Lieutenant Youngman is quickly on the scene.

And he agrees, unwrapping the bag would be unsound procedure at this point. Nor is it necessary: circling the bundle, he notices a human foot jutting out from a hole in the bottom of the wrapping.

Lieutenant Youngman calls the Rockland County Medical Examiner's Office. Since I am the chief medical examiner for the County of Rockland, it is my duty to examine the body on site, then transport it to the morgue for autopsy. I drive directly to the scene of the crime.

The first sight that greets me as I approach the foul-smelling sack is a spotted garden snake slithering out from a hole in the bottom. Flies buzz around it crazily, and an army of carrion beetles marches in and out of small holes in the plastic, some carrying tiny packets of decomposed flesh.

Now as most people know from media hullabaloos such as the O. J. Simpson trial, when police and medical examiners arrive at a crime scene the first few minutes spent examining a corpse and collecting evidence can make or break a case. Certainly, this scene is no exception. This body must be handled gingerly, or important evidence will be contaminated.

Slowly, slowly is the watchword.

STRANGE WRAPPINGS

Slowly, it turns out, is an understatement.

First, the County Sheriff's Bureau of Criminal Investigation (BCI) arrives and sets to work taking pictures of the bag and of the wooded area surrounding it. As they position themselves here and there, snapping the crime scene from various angles, I stand nearby and study the bag. There is, every official at the site agrees, something puzzling about the way it is packaged.

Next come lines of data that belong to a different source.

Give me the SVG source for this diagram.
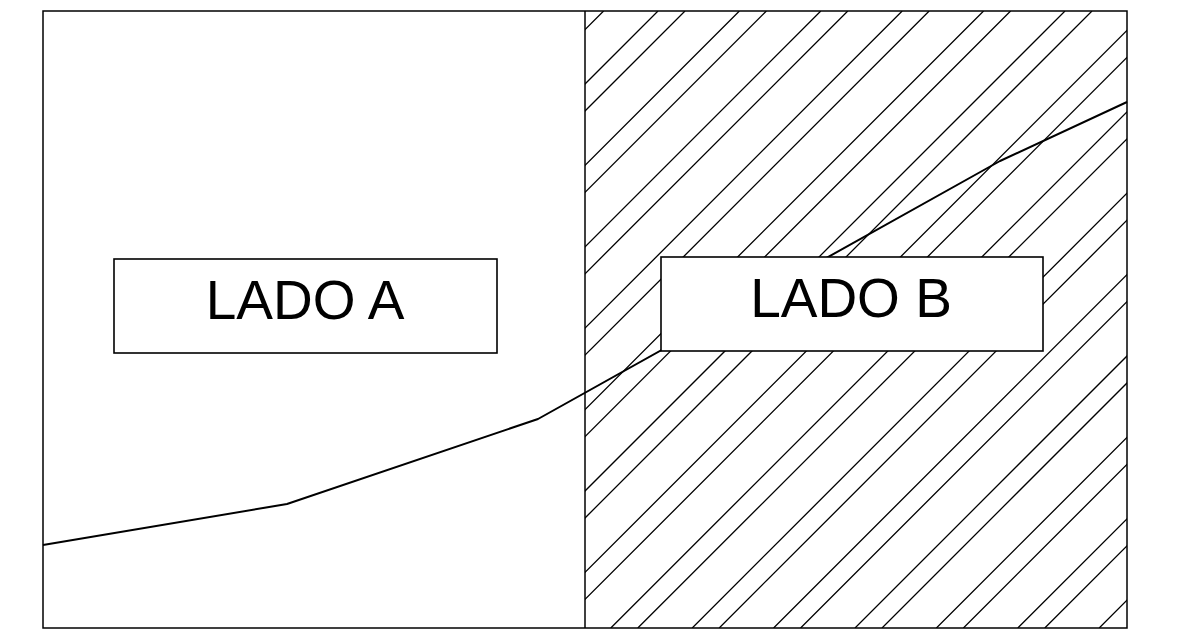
<svg xmlns="http://www.w3.org/2000/svg" width="1177" height="630" viewBox="0 0 1177 630">
<style>
.frame{fill:none;stroke:#000;stroke-width:1.5}
.hatch{fill:none;stroke:#000;stroke-width:1.3}
.curve{fill:none;stroke:#000;stroke-width:2;stroke-linejoin:round}
.box{fill:#fff;stroke:#000;stroke-width:1.6}
.lbl{font-family:"Liberation Sans",Arial,sans-serif;font-size:55px;fill:#000;text-anchor:middle}
</style>
<defs>
<clipPath id="clipB"><rect x="585" y="11" width="542" height="617"/></clipPath>
</defs>
<rect width="1177" height="630" fill="#fff"/>
<g id="hatching" clip-path="url(#clipB)">
<path class="hatch" d="M41 628L658 11M122.4 628L739.4 11M203.8 628L820.8 11M285.2 628L902.2 11M366.6 628L983.6 11M448 628L1065 11M529.4 628L1146.4 11M610.8 628L1227.8 11M692.2 628L1309.2 11M773.6 628L1390.6 11M855 628L1472 11M936.4 628L1553.4 11M1017.8 628L1634.8 11M1099.2 628L1716.2 11M-13.4 628L603.6 11M68 628L685 11M149.4 628L766.4 11M230.8 628L847.8 11M312.2 628L929.2 11M393.6 628L1010.6 11M475 628L1092 11M556.4 628L1173.4 11M637.8 628L1254.8 11M719.2 628L1336.2 11M800.6 628L1417.6 11M882 628L1499 11M963.4 628L1580.4 11M1044.8 628L1661.8 11"/>
</g>
<g id="connectors">
<polyline class="curve" points="43,545 287,504 538,419 1000,161 1127,102"/>
</g>
<g id="frame">
<rect class="frame" x="43" y="11" width="1084" height="617"/>
<line class="frame" x1="585" y1="11" x2="585" y2="628"/>
</g>
<g id="lado-a">
<rect class="box" x="114" y="259" width="383" height="94"/>
<text class="lbl" x="305" y="319">LADO A</text>
</g>
<g id="lado-b">
<rect class="box" x="661" y="257" width="382" height="94"/>
<text class="lbl" x="851" y="317">LADO B</text>
</g>
</svg>
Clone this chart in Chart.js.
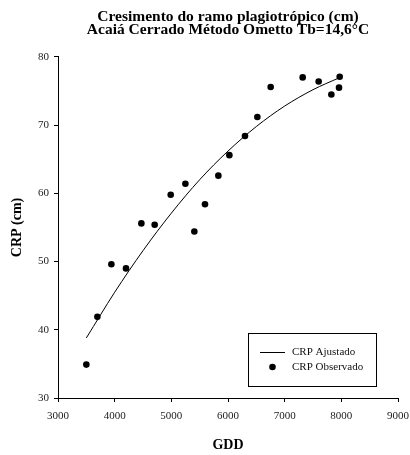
<!DOCTYPE html>
<html>
<head>
<meta charset="utf-8">
<script src="https://cdn.jsdelivr.net/npm/chart.js@4/dist/chart.umd.min.js"></script>
<style>
  html, body { margin: 0; padding: 0; background: #fff; }
  #wrap { width: 410px; height: 455px; }
</style>
</head>
<body>
<div id="wrap"><canvas id="crp"></canvas></div>
<script>
// valeurs observées (GDD, CRP en cm)
const gddObs = [3500, 3695, 3942, 4200, 4471, 4706, 4989, 5248, 5406, 5594, 5830, 6024, 6300, 6518, 6753, 7318, 7600, 7824, 7959, 7971];
const crpObs = [34.9, 41.9, 49.6, 49.0, 55.6, 55.4, 59.8, 61.4, 54.4, 58.4, 62.6, 65.6, 68.4, 71.2, 75.6, 77.0, 76.4, 74.5, 75.5, 77.1];

// courbe ajustée
const gddFit = [3500, 4000, 4500, 5000, 5500, 6000, 6500, 7000, 7500, 7950];
const crpFit = [38.8, 45.5, 51.6, 57.1, 62.0, 66.2, 69.8, 72.8, 75.2, 76.9];

// graduations
const xTicks = [3000, 4000, 5000, 6000, 7000, 8000, 9000];
const yTicks = [30, 40, 50, 60, 70, 80];

const serif = '"Liberation Serif", "Times New Roman", serif';

// légende encadrée dans le coin bas droit
const legendBox = {
    id: 'legendBox',
    afterDraw(chart) {
        const c = chart.ctx;
        const a = chart.chartArea;
        const x0 = a.right - 150, y0 = a.bottom - 65, w = 128, h = 53;
        c.save();
        c.strokeStyle = '#000';
        c.lineWidth = 1;
        c.strokeRect(x0 + 0.5, y0 + 0.5, w, h);
        // ligne
        c.beginPath();
        c.moveTo(x0 + 12, y0 + 19.5);
        c.lineTo(x0 + 37, y0 + 19.5);
        c.stroke();
        // point
        c.fillStyle = '#000';
        c.beginPath();
        c.arc(x0 + 24.5, y0 + 34, 3.3, 0, Math.PI * 2);
        c.fill();
        c.font = '11px ' + serif;
        c.textBaseline = 'middle';
        c.fillStyle = '#111';
        c.fillText(chart.data.datasets[0].label, x0 + 44, y0 + 19.5);
        c.fillText(chart.data.datasets[1].label, x0 + 44, y0 + 34);
        c.restore();
    }
};

var ctx = document.getElementById('crp').getContext('2d');
var crpChart = new Chart(ctx, {
    type: 'scatter',
    data: {
        datasets: [{
            label: 'CRP Ajustado',
            type: 'line',
            data: gddFit.map((g, i) => ({ x: g, y: crpFit[i] })),
            borderColor: '#000',
            borderWidth: 1,
            pointRadius: 0,
            tension: 0.4,
            cubicInterpolationMode: 'monotone',
            fill: false
        }, {
            label: 'CRP Observado',
            data: gddObs.map((g, i) => ({ x: g, y: crpObs[i] })),
            backgroundColor: '#000',
            borderColor: '#000',
            pointRadius: 3.3,
            pointBorderWidth: 0
        }]
    },
    options: {
        responsive: true,
        maintainAspectRatio: false,
        animation: false,
        layout: { padding: { left: 4.5, right: 0, top: 0, bottom: 0 } },
        scales: {
            x: {
                min: 3000,
                max: 9000,
                afterBuildTicks: s => { s.ticks = xTicks.map(v => ({ value: v })); },
                grid: { drawOnChartArea: false, tickLength: 4, color: '#000' },
                border: { color: '#000', width: 1 },
                ticks: { color: '#222', padding: 8, maxRotation: 0, callback: v => String(v), font: { family: serif, size: 11 } },
                title: { display: true, text: 'GDD', color: '#000', padding: { top: 12, bottom: 1 }, font: { family: serif, size: 14, weight: 'bold' } },
                afterFit: s => { s.height = 57; s.paddingRight = 12; }
            },
            y: {
                min: 30,
                max: 80,
                afterBuildTicks: s => { s.ticks = yTicks.map(v => ({ value: v })); },
                grid: { drawOnChartArea: false, tickLength: 4, color: '#000' },
                border: { color: '#000', width: 1 },
                ticks: { color: '#222', padding: 5, font: { family: serif, size: 11 } },
                title: { display: true, text: 'CRP (cm)', color: '#000', padding: { bottom: 5 }, font: { family: serif, size: 14, weight: 'bold' } },
                afterFit: s => { s.width = 53.5; }
            }
        },
        plugins: {
            legend: { display: false },
            tooltip: { enabled: false },
            title: {
                display: true,
                fullSize: false,
                text: ['Cresimento do ramo plagiotrópico (cm)', 'Acaiá Cerrado Método Ometto Tb=14,6°C'],
                color: '#000',
                font: { family: serif, size: 15.5, weight: 'bold', lineHeight: 0.85 },
                padding: { top: 10, bottom: 20.6 }
            }
        }
    },
    plugins: [legendBox]
});
</script>
</body>
</html>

For starters, when a murdered body is dropped off, it is usually loosely trussed, unceremoniously stuffed into a cardboard box or barrel, then heaved into a deserted corner of the world such as a culvert or secluded woods.

This bag, however, has been handled with extraordinary care. There is even a whimsical quality to the wrapping, almost as if it were a gift package. The person who performed the wrapping obviously did so with a great deal of flair, and this fact already provides clues concerning the perpetrator's personality.

The murderer appears to be a careful, thorough person, who takes a kind of punctilious pride in his workor perhaps her work; a person with deft hands and thus, perhaps, some manual or artistic skills; a person who knows, as a trained and alert professional killer might know, the importance of small details and the fact that one small, foolish mistake can tip your hand and lead to your arrest.